In 1963, writer Leo Guild approached Payton about her life story, offering her $2,000 for more information on her rise and downfall. Payton took Guild up on the offer, detailing her life through recordings for several days. The resulting book, I Am Not Ashamed, died at the bookstands, with very few people wanting to read about an actress whose heyday was over a decade before publication. O’Dowd shares family members’ claims about the book’s accuracy while also giving credence to some of it. I have to agree with O’Dowd that the book is likely a hodgepodge of quotes and stories from Payton mixed with Guild’s fantasies (he later found himself in hot water over Hedy Lamarr’s book which he’d ghostwritten). Regardless, O’Dowd does seem to recommend reading the Payton/Gould book, and I think readers should too.

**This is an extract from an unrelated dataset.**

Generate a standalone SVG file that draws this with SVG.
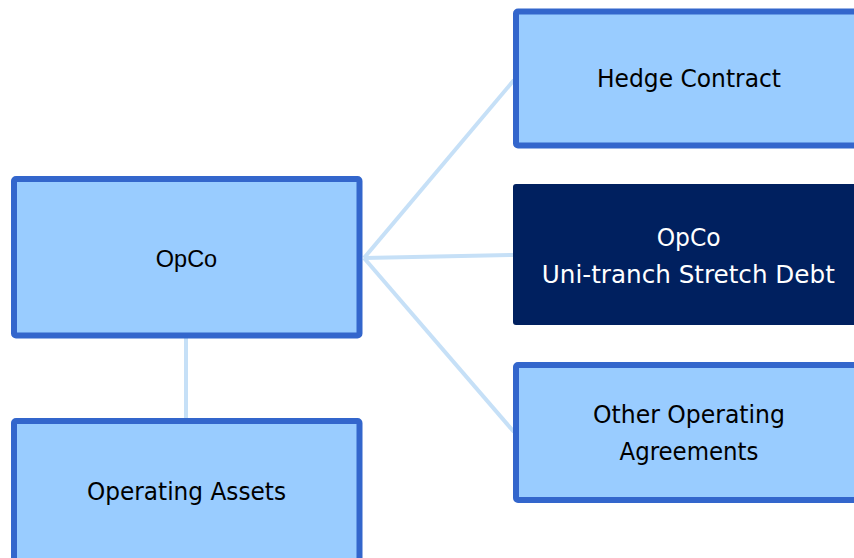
<svg xmlns="http://www.w3.org/2000/svg" width="854" height="558" viewBox="0 0 854 558">
<style>
.box{fill:#99ccff;stroke:#3366cc;stroke-width:6}
.dark{fill:#00205f}
.conn{stroke:#c6e0f7;stroke-width:4;fill:none}
.t{font-family:"DejaVu Sans Condensed","DejaVu Sans",Verdana,sans-serif;font-stretch:condensed;font-size:25.5px;fill:#000;text-anchor:middle}
.tw{fill:#fff}
.ta{font-family:"Liberation Sans",Arial,sans-serif;font-size:23.5px;fill:#000;text-anchor:middle}
</style>
<rect width="854" height="558" fill="#fff"/>
<g id="connectors">
<line class="conn" x1="186" y1="338" x2="186" y2="418"/>
<line class="conn" x1="364" y1="258" x2="514" y2="80"/>
<line class="conn" x1="364" y1="258" x2="514" y2="255"/>
<line class="conn" x1="364" y1="258" x2="514" y2="432"/>
</g>
<g id="opco">
<rect class="box" x="14" y="179" width="345.5" height="156.5" rx="2"/>
<text class="ta" x="186.5" y="267">OpCo</text>
</g>
<g id="operating-assets">
<rect class="box" x="14" y="421" width="345.5" height="150" rx="2"/>
<text class="t" x="186.5" y="499.5" textLength="199" lengthAdjust="spacingAndGlyphs">Operating Assets</text>
</g>
<g id="hedge-contract">
<rect class="box" x="516" y="11.5" width="345" height="134" rx="2"/>
<text class="t" x="689" y="87" textLength="184" lengthAdjust="spacingAndGlyphs">Hedge Contract</text>
</g>
<g id="opco-debt">
<rect class="dark" x="513" y="184" width="351" height="141" rx="3"/>
<text class="t tw" x="688.7" y="246" textLength="64" lengthAdjust="spacingAndGlyphs">OpCo</text>
<text class="t tw" x="688.3" y="283" textLength="293" lengthAdjust="spacingAndGlyphs">Uni-tranch Stretch Debt</text>
</g>
<g id="other-operating">
<rect class="box" x="516" y="365" width="345" height="135" rx="2"/>
<text class="t" x="689" y="422.5" textLength="192" lengthAdjust="spacingAndGlyphs">Other Operating</text>
<text class="t" x="689" y="460" textLength="139" lengthAdjust="spacingAndGlyphs">Agreements</text>
</g>
</svg>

Eventually, Payton’s life became too much of a shit show, and she had to go live with her parents in San Diego in 1967. Her distant father took precautions to get Barbara on the right track, banning her from drinking alcohol and preventing a local liquor store from delivering to the home. It was all too little, too late for Barbara, who passed away after using the bathroom, her mom cradling her head next to the toilet. She was 39-years-old but looked at least 50.
O’Dowd doesn’t leave any stone unturned, presenting everything he could on Payton. Her life story is both traumatic and heartbreaking, but it’s a worthy read to see how far addiction can pull someone. Alcohol and sex seem to have been Payton’s coping mechanism from a young age, and one killed her body while the other killed her soul.